Dataset content =>
§

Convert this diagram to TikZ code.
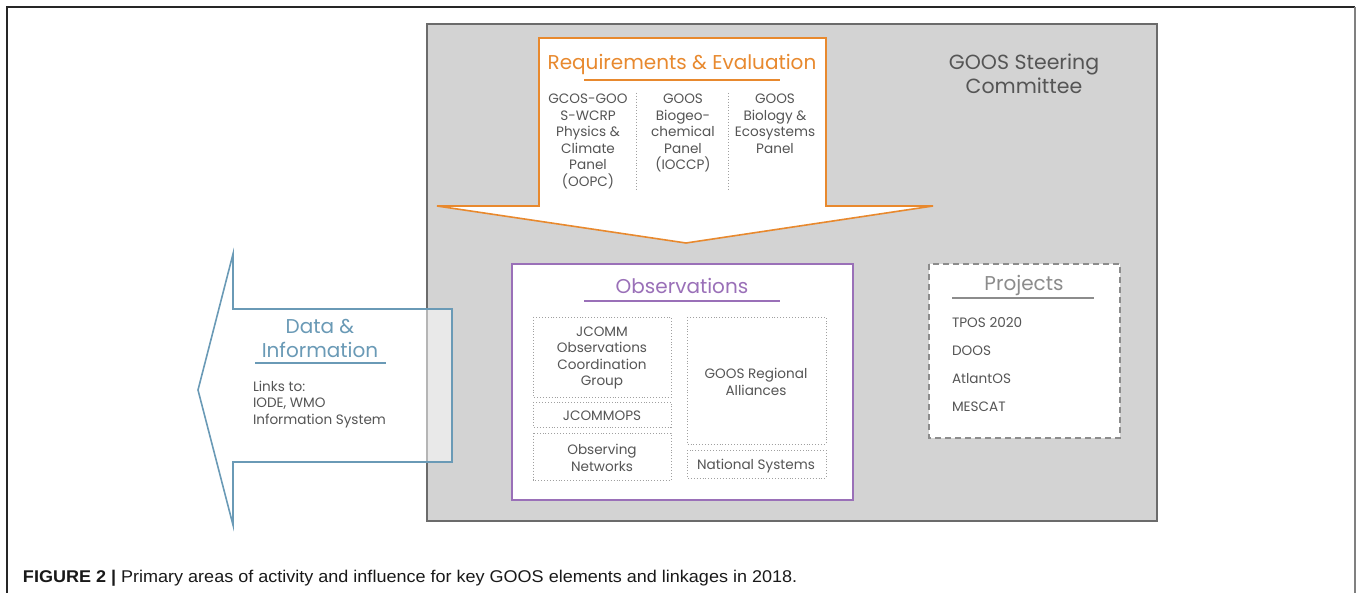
\documentclass[tikz,border=0pt]{standalone}
\usepackage{fontspec}
\setmainfont{Poppins}
\newfontfamily\capfont[FakeStretch=1.06]{Liberation Sans}
\definecolor{orangeC}{HTML}{E8892E}
\definecolor{purpleC}{HTML}{9A70B8}
\definecolor{blueC}{HTML}{6A9AB6}
\definecolor{textC}{HTML}{555555}
\definecolor{projC}{HTML}{8C8C8C}
\definecolor{steerFill}{HTML}{D3D3D3}
\definecolor{steerLine}{HTML}{6B6B6B}
\definecolor{dotC}{HTML}{A0A0A0}
\tikzset{
  body/.style={font=\fontsize{13.6}{16.6}\selectfont, text=textC, align=center},
  head/.style={font=\fontsize{20}{24}\selectfont},
  dotbox/.style={draw=dotC, dotted, line width=0.9pt},
  sep/.style={draw=dotC, dotted, line width=0.9pt},
}
\begin{document}
\begin{tikzpicture}[x=1pt,y=-1pt, every node/.style={inner sep=0pt, outer sep=0pt}]
\useasboundingbox (0,0) rectangle (1359,593);
% frame
\draw[line width=1.3pt, draw=black!85] (7,593) -- (7,7) -- (1355,7);
\draw[line width=1.3pt, draw=black!50] (1355,7) -- (1355,593);
% steering committee box
\fill[steerFill] (427,24) rectangle (1157,521);
\draw[steerLine, line width=2pt] (427,24) rectangle (1157,521);
\node[text=textC, align=center, font=\fontsize{20.5}{24}\selectfont] (sc) at (1024,74) {GOOS Steering\\Committee};
% requirements arrow
\draw[orangeC, line width=1.6pt, fill=white] (539,38) -- (826,38) -- (826,206) -- (933,206) -- (686,243) -- (437,206) -- (539,206) -- cycle;
\node[head, text=orangeC] (req) at (682,64) {Requirements \& Evaluation};
\draw[orangeC, line width=1.3pt] (584,80) -- (780,80);
\node[body, anchor=north] (oopc) at (588,94) {GCOS-GOO\\S-WCRP\\Physics \&\\Climate\\Panel\\(OOPC)};
\node[body, anchor=north] (ioccp) at (683,94) {GOOS\\Biogeo-\\chemical\\Panel\\(IOCCP)};
\node[body, anchor=north] (bio) at (775,94) {GOOS\\Biology \&\\Ecosystems\\Panel};
\draw[sep] (636,93) -- (636,190);
\draw[sep] (728,93) -- (728,190);
% data & information arrow
\draw[blueC, line width=1.6pt, fill=white, fill opacity=0.5] (452,309) -- (233,309) -- (233,254) -- (198,390) -- (233,525) -- (233,462) -- (452,462) -- cycle;
\node[text=blueC, align=center, font=\fontsize{20}{24}\selectfont] (di) at (320,338) {Data \&\\Information};
\draw[blueC, line width=1.3pt] (255,363) -- (386,363);
\node[body, align=left, anchor=north west] (links) at (253,381) {Links to:\\IODE, WMO\\Information System};
% observations
\draw[purpleC, line width=1.6pt, fill=white] (512,264) rectangle (853,500);
\node[head, text=purpleC] (obs) at (682,286) {Observations};
\draw[purpleC, line width=1.3pt] (584,301) -- (780,301);
\draw[dotbox] (533,317) rectangle (671,397);
\draw[dotbox] (533,402) rectangle (671,427);
\draw[dotbox] (533,433) rectangle (671,480);
\draw[dotbox] (687,317) rectangle (826,444);
\draw[dotbox] (687,450) rectangle (826,478);
\node[body] (jocg) at (602,358) {JCOMM\\Observations\\Coordination\\Group};
\node[body] (jops) at (602,416) {JCOMMOPS};
\node[body] (on) at (602,458) {Observing\\Networks};
\node[body] (gra) at (756,382) {GOOS Regional\\Alliances};
\node[body] (ns) at (756,466) {National Systems};
% projects
\draw[draw=projC, line width=1.6pt, dash pattern=on 6pt off 4pt, fill=white] (929,264) rectangle (1120,438);
\node[head, text=projC] (proj) at (1024,285) {Projects};
\draw[projC, line width=1.3pt] (952,298) -- (1094,298);
\node[body, anchor=west] (p1) at (952,323) {TPOS 2020};
\node[body, anchor=west] (p2) at (952,351) {DOOS};
\node[body, anchor=west] (p3) at (952,379) {AtlantOS};
\node[body, anchor=west] (p4) at (952,407) {MESCAT};
% caption
\node[anchor=west, font=\capfont\fontsize{17}{20}\selectfont, text=black!90] (cap) at (23,578) {\textbf{FIGURE 2 |} Primary areas of activity and influence for key GOOS elements and linkages in 2018.};
\end{tikzpicture}
\end{document}
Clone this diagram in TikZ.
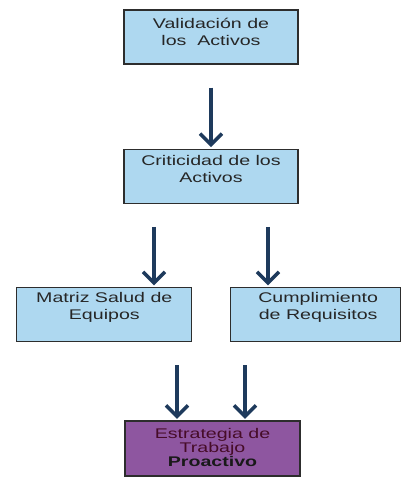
\documentclass[tikz,border=0pt]{standalone}
\usepackage{fontspec}
\setmainfont{Liberation Sans}
\newfontfamily\widefont[FakeStretch=1.4]{Liberation Sans}
\usetikzlibrary{arrows.meta, positioning}
\definecolor{boxblue}{RGB}{174,216,240}
\definecolor{boxline}{RGB}{45,45,45}
\definecolor{arrnavy}{RGB}{30,58,92}
\definecolor{purplefill}{RGB}{142,86,160}
\definecolor{purpletext}{RGB}{70,12,40}

\begin{document}
\begin{tikzpicture}[
  x=1pt, y=1pt,
  box/.style={draw=boxline, line width=1.2pt, fill=boxblue,
              minimum width=174pt, minimum height=54pt, inner sep=0pt},
  pbox/.style={box, fill=purplefill, minimum width=175pt, minimum height=55pt},
  lbl/.style={align=center, font=\widefont\fontsize{14}{16.5}\selectfont, text=black!85},
  plbl/.style={align=center, font=\widefont\fontsize{14}{14}\selectfont, text=purpletext},
  arr/.style={arrnavy, line width=3.5pt, -{Straight Barb[length=11pt,width=22pt]},
              shorten <=23pt, shorten >=1.5pt}]
\useasboundingbox (0,0) rectangle (400,-477);
\node[box, label={[lbl, yshift=5pt]center:Validación de\\los~ Activos}] (valid) at (211,-37) {};
\node[box, below=84pt of valid, label={[lbl, yshift=7pt]center:Criticidad de los\\Activos}] (crit) {};
\node[box, minimum width=175pt, below left=83pt and -69pt of crit,
      label={[lbl, yshift=7pt]center:Matriz Salud de\\Equipos}] (matriz) {};
\node[box, minimum width=170pt, below right=83pt and -69pt of crit,
      label={[lbl, yshift=7pt, xshift=3pt]center:Cumplimiento\\de Requisitos}] (cumpl) {};
\node[pbox, label={[plbl, yshift=1.5pt]center:Estrategia de\\Trabajo\\{\bfseries\color{black!90}Proactivo}}] (estrat) at (212.5,-448.5) {};
\draw[arr] (valid) -- (crit);
\draw[arr] ([xshift=-57pt]crit.south) -- ([xshift=-57pt]crit.south |- matriz.north);
\draw[arr] ([xshift=57pt]crit.south) -- ([xshift=57pt]crit.south |- cumpl.north);
\draw[arr] ([xshift=-35.5pt]estrat.north |- matriz.south) -- ([xshift=-35.5pt]estrat.north);
\draw[arr] ([xshift=32.5pt]estrat.north |- cumpl.south) -- ([xshift=32.5pt]estrat.north);
\end{tikzpicture}
\end{document}
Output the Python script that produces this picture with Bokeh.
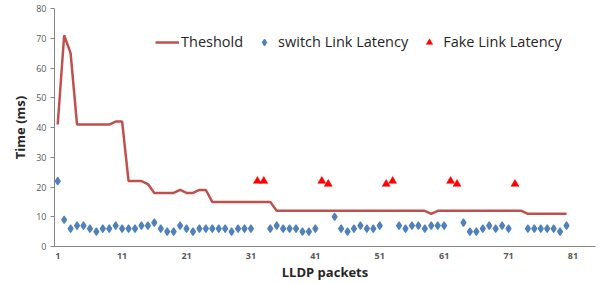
import numpy as np
from bokeh.plotting import figure
from bokeh.models import FixedTicker, Legend, LegendItem, Range1d
from bokeh.embed import file_html
from bokeh.resources import INLINE

packets = list(range(1, 81))

threshold = [41, 71, 65, 41, 41, 41, 41, 41, 41, 42,
             42, 22, 22, 22, 21, 18, 18, 18, 18, 19,
             18, 18, 19, 19, 15, 15, 15, 15, 15, 15,
             15, 15, 15, 15, 12, 12, 12, 12, 12, 12,
             12, 12, 12, 12, 12, 12, 12, 12, 12, 12,
             12, 12, 12, 12, 12, 12, 12, 12, 11, 12,
             12, 12, 12, 12, 12, 12, 12, 12, 12, 12,
             12, 12, 12, 11, 11, 11, 11, 11, 11, 11]

nan = float("nan")
switch_latency = [22, 9, 6, 7, 7, 6, 5, 6, 6, 7,
                  6, 6, 6, 7, 7, 8, 6, 5, 5, 7,
                  6, 5, 6, 6, 6, 6, 6, 5, 6, 6,
                  6, nan, nan, 6, 7, 6, 6, 6, 5, 5,
                  6, nan, nan, 10, 6, 5, 6, 7, 6, 6,
                  7, nan, nan, 7, 6, 7, 7, 6, 7, 7,
                  7, nan, nan, 8, 5, 5, 6, 7, 6, 7,
                  6, nan, nan, 6, 6, 6, 6, 6, 5, 7]

fake_packets = [32, 33, 42, 43, 52, 53, 62, 63, 72]
fake_latency = [22, 22, 22, 21, 21, 22, 22, 21, 21]

x_ticks = [1, 11, 21, 31, 41, 51, 61, 71, 81]
y_ticks = [0, 10, 20, 30, 40, 50, 60, 70, 80]

BLUE = "#4F81BD"
RED = "#FF0000"
LINE = "#C0504D"

p = figure(width=600, height=283, output_backend="svg", toolbar_location=None,
           x_range=Range1d(0.5, 84.5), y_range=Range1d(0, 80),
           min_border_left=54, min_border_right=5, min_border_top=8, min_border_bottom=0)
p.outline_line_color = None
p.xgrid.grid_line_color = None
p.ygrid.grid_line_color = None

r_thr = p.line(packets, threshold, line_color=LINE, line_width=2.5)
r_sw = p.scatter(packets, switch_latency, marker="diamond", size=7.5,
                 fill_color=BLUE, line_color=BLUE, line_width=1.2)
r_fk = p.scatter(fake_packets, fake_latency, marker="triangle", size=8,
                 fill_color=RED, line_color=RED, line_width=0.5)

axis_col = "#868686"
p.xaxis.ticker = FixedTicker(ticks=x_ticks)
p.yaxis.ticker = FixedTicker(ticks=y_ticks)
for ax in (p.xaxis[0], p.yaxis[0]):
    ax.axis_line_color = axis_col
    ax.major_tick_line_color = axis_col
    ax.minor_tick_line_color = None
    ax.major_label_text_color = "#595959"
    ax.major_label_text_font = "Open Sans"
    ax.major_label_text_font_size = "9px"
    ax.axis_label_text_font = "Open Sans"
    ax.axis_label_text_font_style = "bold"
    ax.axis_label_text_font_size = "13px"
    ax.axis_label_text_color = "#262626"
p.xaxis.major_tick_line_color = None
p.xaxis.major_tick_out = 0
p.xaxis.major_tick_in = 0
p.xaxis.major_label_text_font_style = "bold"
p.xaxis.major_label_standoff = 6
p.xaxis.axis_label = "LLDP packets"
p.xaxis.axis_label_standoff = 1
p.yaxis.major_tick_in = 0
p.yaxis.major_tick_out = 4
p.yaxis.major_label_standoff = 4
p.yaxis.axis_label = "Time (ms)"
p.yaxis.axis_label_standoff = 4

legend = Legend(items=[LegendItem(label="Theshold", renderers=[r_thr]),
                       LegendItem(label="switch Link Latency", renderers=[r_sw]),
                       LegendItem(label="Fake Link Latency", renderers=[r_fk])],
                orientation="horizontal", location=(101, 195),
                background_fill_alpha=0, border_line_color=None,
                padding=0, margin=0, spacing=9, label_standoff=2,
                glyph_width=24, glyph_height=16,
                label_text_font="Open Sans", label_text_font_size="14.5px",
                label_text_color="#262626")
p.add_layout(legend, "center")

open("out.html", "w").write(file_html(p, INLINE))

§

Set problem => Each line in the data that holds the string "diagram" should be found and copied.

Answer to this exercise =>
Convert this diagram to TikZ code.
Clone this diagram in TikZ.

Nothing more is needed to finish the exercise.